After years of positive punishment, hapless college graduates shooting out of the maze of adolescence are finally resisting the electrified cheese and the fantastical promises of Adult Stability and a Passat With Leather Seats that law schools have long promised. The Times reports that applications to law school are at a 30-year low, and have declined 38% since 2010. “Thirty years ago if you were looking to get on the escalator to upward mobility, you went to business or law school," law professor William Henderson says. "Today, the law school escalator is broken."

For years law school tuition ($40,500/year for private schools, up from $23K in 2001; $23,600/year for public, up from $8,500 in 2001) has gone to pad the salaries of deans and law professors.

Recently it was revealed that the dean of the New England School of Law makes an annual salary of $867,000—or what a current law school graduate will owe in interest in 2030. The New England School of Law isn't even ranked in the top 25 law schools in the country, meaning you likely won't find a job to pay back your loans after graduating. But you'll at least have the legal know-how to start your own for-profit college—hell, maybe someday you'll run the Washington Post!

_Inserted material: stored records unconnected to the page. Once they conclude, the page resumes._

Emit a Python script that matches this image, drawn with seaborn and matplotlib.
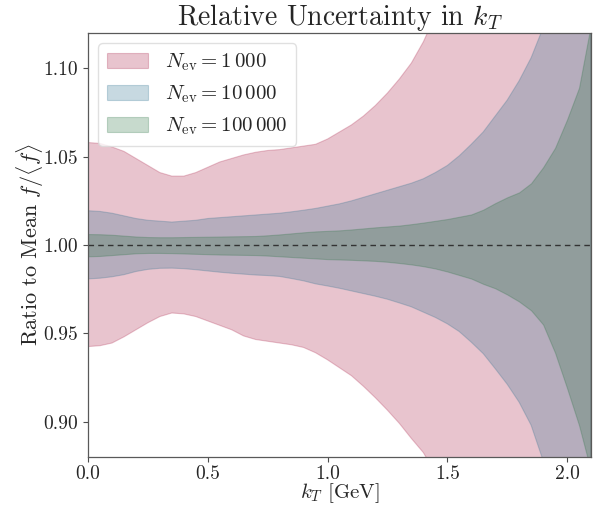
import numpy as np
import matplotlib
matplotlib.use("Agg")
import matplotlib.pyplot as plt
import seaborn as sns

# kT grid [GeV]
kT = [0.00, 0.05, 0.10, 0.15, 0.20, 0.25, 0.30, 0.35, 0.40, 0.45, 0.50,
      0.55, 0.60, 0.65, 0.70, 0.75, 0.80, 0.85, 0.90, 0.95, 1.00,
      1.05, 1.10, 1.15, 1.20, 1.25, 1.30, 1.35, 1.40, 1.45, 1.50,
      1.55, 1.60, 1.65, 1.70, 1.75, 1.80, 1.85, 1.90, 1.95, 2.00,
      2.05, 2.10]

# N_ev = 1 000
up_1k = [1.058, 1.0575, 1.0555, 1.053, 1.049, 1.045, 1.041, 1.039, 1.039, 1.041, 1.044,
         1.047, 1.049, 1.051, 1.0525, 1.0535, 1.054, 1.055, 1.056, 1.057, 1.060,
         1.064, 1.068, 1.073, 1.079, 1.086, 1.094, 1.103, 1.115, 1.130, 1.150,
         1.170, 1.190, 1.215, 1.240, 1.270, 1.300, 1.330, 1.360, 1.390, 1.420,
         1.450, 1.480]
lo_1k = [0.9425, 0.943, 0.9445, 0.948, 0.952, 0.956, 0.9595, 0.9615, 0.961, 0.9595, 0.957,
         0.9545, 0.952, 0.9485, 0.9465, 0.9455, 0.9445, 0.9435, 0.942, 0.939, 0.935,
         0.9305, 0.926, 0.920, 0.9135, 0.9065, 0.899, 0.8905, 0.8825, 0.871, 0.855,
         0.835, 0.810, 0.785, 0.760, 0.730, 0.700, 0.670, 0.640, 0.610, 0.580,
         0.550, 0.520]

# N_ev = 10 000
up_10k = [1.0194, 1.019, 1.018, 1.0165, 1.015, 1.014, 1.0135, 1.013, 1.0135, 1.014, 1.015,
          1.0155, 1.016, 1.0165, 1.017, 1.0175, 1.018, 1.0188, 1.0197, 1.0207, 1.022,
          1.0233, 1.025, 1.027, 1.029, 1.031, 1.033, 1.035, 1.0375, 1.041, 1.045,
          1.0505, 1.057, 1.064, 1.073, 1.082, 1.093, 1.106, 1.123, 1.150, 1.190,
          1.230, 1.270]
lo_10k = [0.9808, 0.9812, 0.982, 0.9832, 0.985, 0.9862, 0.9868, 0.9869, 0.9866, 0.986, 0.9853,
          0.9846, 0.984, 0.9835, 0.983, 0.9827, 0.9822, 0.981, 0.9797, 0.978, 0.9768,
          0.9755, 0.974, 0.9725, 0.971, 0.9693, 0.9672, 0.965, 0.962, 0.959, 0.9554,
          0.951, 0.945, 0.9385, 0.930, 0.9212, 0.911, 0.898, 0.878, 0.850, 0.810,
          0.770, 0.730]

# N_ev = 100 000
up_100k = [1.0062, 1.0061, 1.0058, 1.0053, 1.0048, 1.0045, 1.0044, 1.0044, 1.0045, 1.0046, 1.0047,
           1.0048, 1.0049, 1.0050, 1.0051, 1.0055, 1.0060, 1.0066, 1.0072, 1.0077, 1.0080,
           1.0083, 1.0088, 1.0094, 1.0100, 1.0105, 1.0110, 1.0118, 1.0127, 1.0137, 1.0147,
           1.0160, 1.0173, 1.0200, 1.0237, 1.0270, 1.0298, 1.0350, 1.0440, 1.0550, 1.0710,
           1.0890, 1.1250]
lo_100k = [0.9936, 0.9938, 0.9943, 0.9948, 0.9953, 0.9955, 0.9955, 0.9954, 0.9952, 0.9950, 0.9948,
           0.9946, 0.9945, 0.9944, 0.9943, 0.9940, 0.9936, 0.9932, 0.9928, 0.9924, 0.9920,
           0.9918, 0.9916, 0.9913, 0.9910, 0.9905, 0.9898, 0.9890, 0.9880, 0.9867, 0.9850,
           0.9830, 0.9810, 0.9780, 0.9755, 0.9720, 0.9680, 0.9630, 0.9550, 0.9390, 0.9190,
           0.8980, 0.8720]

labels = [r"$N_{\mathrm{ev}} = 1\,000$", r"$N_{\mathrm{ev}} = 10\,000$",
          r"$N_{\mathrm{ev}} = 100\,000$"]
colors = ["#a7173f", "#236b8b", "#236f3b"]

sns.set_theme(style="ticks")
plt.rcParams["font.family"] = "serif"
plt.rcParams["font.serif"] = ["cmr10", "DejaVu Serif"]
plt.rcParams["mathtext.fontset"] = "cm"
plt.rcParams["axes.formatter.use_mathtext"] = True

fig = plt.figure(figsize=(5.96, 5.11), dpi=100)
ax = fig.add_axes([0.1477, 0.1057, 0.8439, 0.8297])

bands = [(up_1k, lo_1k), (up_10k, lo_10k), (up_100k, lo_100k)]
for (up, lo), c, lab in zip(bands, colors, labels):
    ax.fill_between(kT, lo, up, color=c, alpha=0.25, lw=0.8, label=lab)

ax.axhline(1.0, color="0.2", ls="--", lw=1.0, dashes=(4, 3))

ax.set_xlim(0, 2.1)
ax.set_ylim(0.88, 1.12)
ax.set_xticks([0.0, 0.5, 1.0, 1.5, 2.0])
ax.set_yticks([0.90, 0.95, 1.00, 1.05, 1.10])
ax.set_xticklabels(["0.0", "0.5", "1.0", "1.5", "2.0"])
ax.set_yticklabels(["0.90", "0.95", "1.00", "1.05", "1.10"])
ax.tick_params(labelsize=14, length=3.5, width=0.8, color="0.3")
ax.tick_params(axis="x", pad=2.5)
for s in ax.spines.values():
    s.set_visible(True)
    s.set_color("0.35")
    s.set_linewidth(0.9)

ax.set_xlabel(r"$k_T$ [GeV]", fontsize=15)
ax.xaxis.set_label_coords(0.5, -0.058)
ax.set_ylabel(r"Ratio to Mean $f/\langle f\rangle$", fontsize=16, labelpad=-2)
ax.set_title(r"Relative Uncertainty in $k_T$", fontsize=20, pad=3)

leg = ax.legend(loc="upper left", fontsize=15, frameon=True, framealpha=0.8,
                edgecolor="0.85", fancybox=True, borderaxespad=0.5)

fig.savefig("out.png", dpi=100)
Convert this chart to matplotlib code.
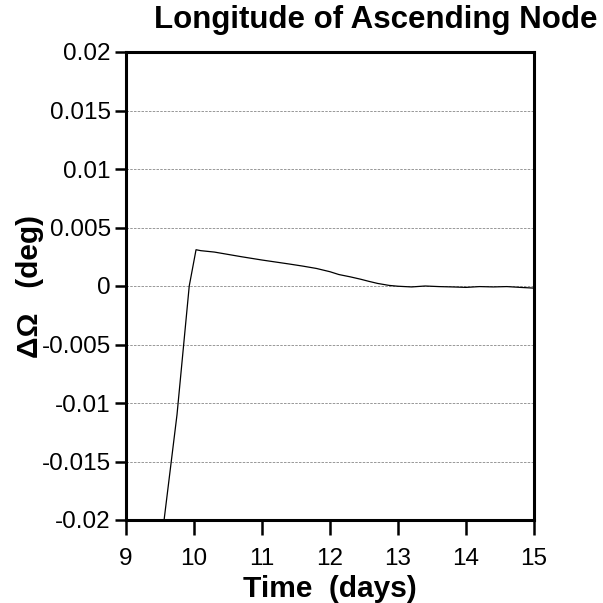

Law schools are bracing for massive layoffs in the fall, and in New York, there's an idea being floated to get rid of the third year of law school (referred to by law school deans as the "Beach House Mortgage year") and allow students to practice sooner, giving them the practical skills legal employers actually need ability to represent themselves in bankruptcy court.

“In the ’80s and ’90s, a liberal arts graduate who didn’t know what to do went to law school,” professor Henderson says, presumably as a bloody horse head stuffed with Blackstone's Commentaries on the Laws of England is laid onto his pillow. “Now you get $120,000 in debt and a default plan of last resort whose value is just too speculative. Students are voting with their feet." It's about time.